# OBJECTIVE
Of the lines in the entries below, state how many hold the word "with". Say nothing else.

# MATERIAL FOR THIS TASK
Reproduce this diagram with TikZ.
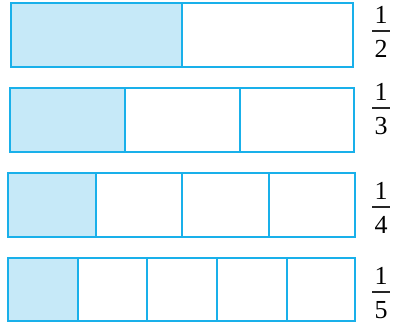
\documentclass[tikz,border=0pt]{standalone}
\usepackage{fontspec}
\setmainfont{Liberation Serif}
\newcommand\bigdigit[1]{{\fontsize{26}{30}\selectfont #1}}
\definecolor{barline}{HTML}{19B0EA}
\definecolor{barfill}{HTML}{C6E9F8}
\tikzset{
  bar/.style={draw=barline, line width=2.2pt},
  shade/.style={fill=barfill},
  fracdigit/.style={inner sep=0pt, anchor=base},
  fracrule/.style={line width=1.8pt, draw=black!85}
}
\begin{document}
\begin{tikzpicture}[x=1pt,y=-1pt]
\useasboundingbox (0,0) rectangle (394,331);
% bar 1/2
\fill[shade] (11,3) rectangle (182,67);
\draw[bar] (11,3) rectangle (353,67);
\draw[bar] (182,3) -- (182,67);
% bar 1/3
\fill[shade] (10,88) rectangle (125,152);
\draw[bar] (10,88) rectangle (354,152);
\foreach \x in {125,240} \draw[bar] (\x,88) -- (\x,152);
% bar 1/4
\fill[shade] (8,173) rectangle (96,237);
\draw[bar] (8,173) rectangle (355,237);
\foreach \x in {96,182,269} \draw[bar] (\x,173) -- (\x,237);
% bar 1/5
\fill[shade] (8,258) rectangle (78,321);
\draw[bar] (8,258) rectangle (355,321);
\foreach \x in {78,147,217,287} \draw[bar] (\x,258) -- (\x,321);
% fractions
\foreach \L/\d/\n in {31/2/a,108/3/b,207/4/c,292/5/d}{
  \node[fracdigit] (num\n) at (381,\L-7) {\bigdigit{1}};
  \node[fracdigit] (den\n) at (381,\L+27) {\bigdigit{\d}};
  \coordinate (rl\n) at (372,\L);
  \coordinate (rr\n) at (390,\L);
  \draw[fracrule] (rl\n) -- (rr\n);
}
\end{tikzpicture}
\end{document}
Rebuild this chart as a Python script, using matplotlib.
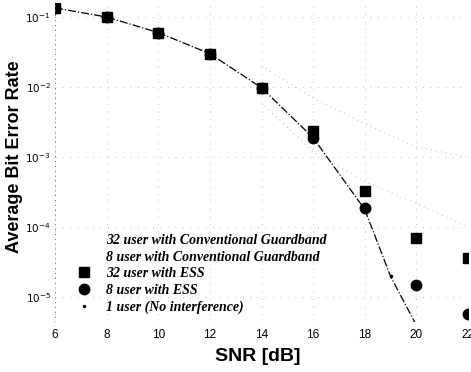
import matplotlib
matplotlib.use('Agg')
import matplotlib.pyplot as plt
from matplotlib.lines import Line2D

# data
snr = [6, 8, 10, 12, 14, 16, 18, 20, 22]
ber_32_ess = [0.135, 0.1, 0.06, 0.03, 0.0098, 0.0024, 3.3e-4, 7.0e-5, 3.7e-5]
ber_8_ess = [0.135, 0.1, 0.06, 0.03, 0.0098, 0.0019, 1.9e-4, 1.5e-5, 5.8e-6]
snr_single = [6, 8, 10, 12, 14, 16, 18, 19, 20]
ber_single = [0.135, 0.1, 0.06, 0.03, 0.0098, 0.0019, 1.8e-4, 2.0e-5, 4.0e-6]
snr_conv = [14, 16, 18, 20, 22]
ber_32_conv = [0.02, 0.007, 0.003, 0.0014, 0.001]
ber_8_conv = [0.006, 0.0012, 4.5e-4, 2.2e-4, 1.0e-4]

labels = ['32 user with Conventional Guardband',
          '8 user with Conventional Guardband',
          '32 user with ESS',
          '8 user with ESS',
          '1 user (No interference)']
xticks = [6, 8, 10, 12, 14, 16, 18, 20, 22]
yticks = [1e-5, 1e-4, 1e-3, 1e-2, 1e-1]

fig = plt.figure(figsize=(4.71, 3.72), dpi=100)
ax = fig.add_axes([55 / 471, 50 / 372, 413 / 471, 319 / 372])

# faint conventional guardband curves (nearly lost in the scan)
ax.plot(snr_conv, ber_32_conv, linestyle=(0, (1, 5)), color='0.6', lw=0.6)
ax.plot(snr_conv, ber_8_conv, linestyle=(0, (1, 5)), color='0.6', lw=0.6)

# single user reference curve
ax.plot(snr_single, ber_single, linestyle='-.', color='k', lw=0.9)
ax.plot(snr_single, ber_single, linestyle='none', marker='.', color='k', markersize=3)

ax.plot(snr, ber_32_ess, linestyle='none', marker='s', color='k', markersize=6.5)
ax.plot(snr, ber_8_ess, linestyle='none', marker='o', color='k', markersize=7.5)

ax.set_yscale('log')
ax.set_xlim(6, 22)
ax.set_ylim(10 ** -5.35, 10 ** -0.8)
ax.set_xticks(xticks)
ax.set_yticks(yticks)
ax.set_yticklabels([r'$10^{-5}$', r'$10^{-4}$', r'$10^{-3}$', r'$10^{-2}$', r'$10^{-1}$'])
ax.minorticks_off()
ax.tick_params(axis='x', length=0, labelsize=8.5, pad=5)
ax.tick_params(axis='y', length=0, labelsize=7.5, pad=3)
for lab in ax.get_xticklabels() + ax.get_yticklabels():
    lab.set_family('Liberation Sans')

for s in ax.spines.values():
    s.set_visible(False)
ax.grid(True, which='major', linestyle=(0, (1, 8)), color='0.65', lw=0.6)
ax.axvline(6, linestyle=(0, (1, 4)), color='0.4', lw=0.7)
ax.axvline(22, linestyle=(0, (1, 4)), color='0.4', lw=0.7)

ax.set_xlabel('SNR [dB]', fontsize=14, fontweight='bold', family='Liberation Sans')
ax.xaxis.set_label_coords(0.49, -0.082)
ax.set_ylabel('Average Bit Error Rate', fontsize=13, fontweight='bold', family='Liberation Sans')
ax.yaxis.set_label_coords(-0.078, 0.517)

handles = [Line2D([], [], linestyle='none', color='w'),
           Line2D([], [], linestyle='none', color='w'),
           Line2D([], [], linestyle='none', marker='s', color='k', markersize=6.5),
           Line2D([], [], linestyle='none', marker='o', color='k', markersize=7.5),
           Line2D([], [], linestyle='none', marker='.', color='k', markersize=3)]
ax.legend(handles, labels, loc='lower left', bbox_to_anchor=(0.03, 0.0), frameon=False,
          prop={'family': 'Liberation Serif', 'style': 'italic', 'weight': 'bold', 'size': 10},
          handlelength=1.2, handletextpad=1.0, labelspacing=0.25, borderaxespad=0.2)

fig.savefig('out.png', dpi=100)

# THE ANSWER
5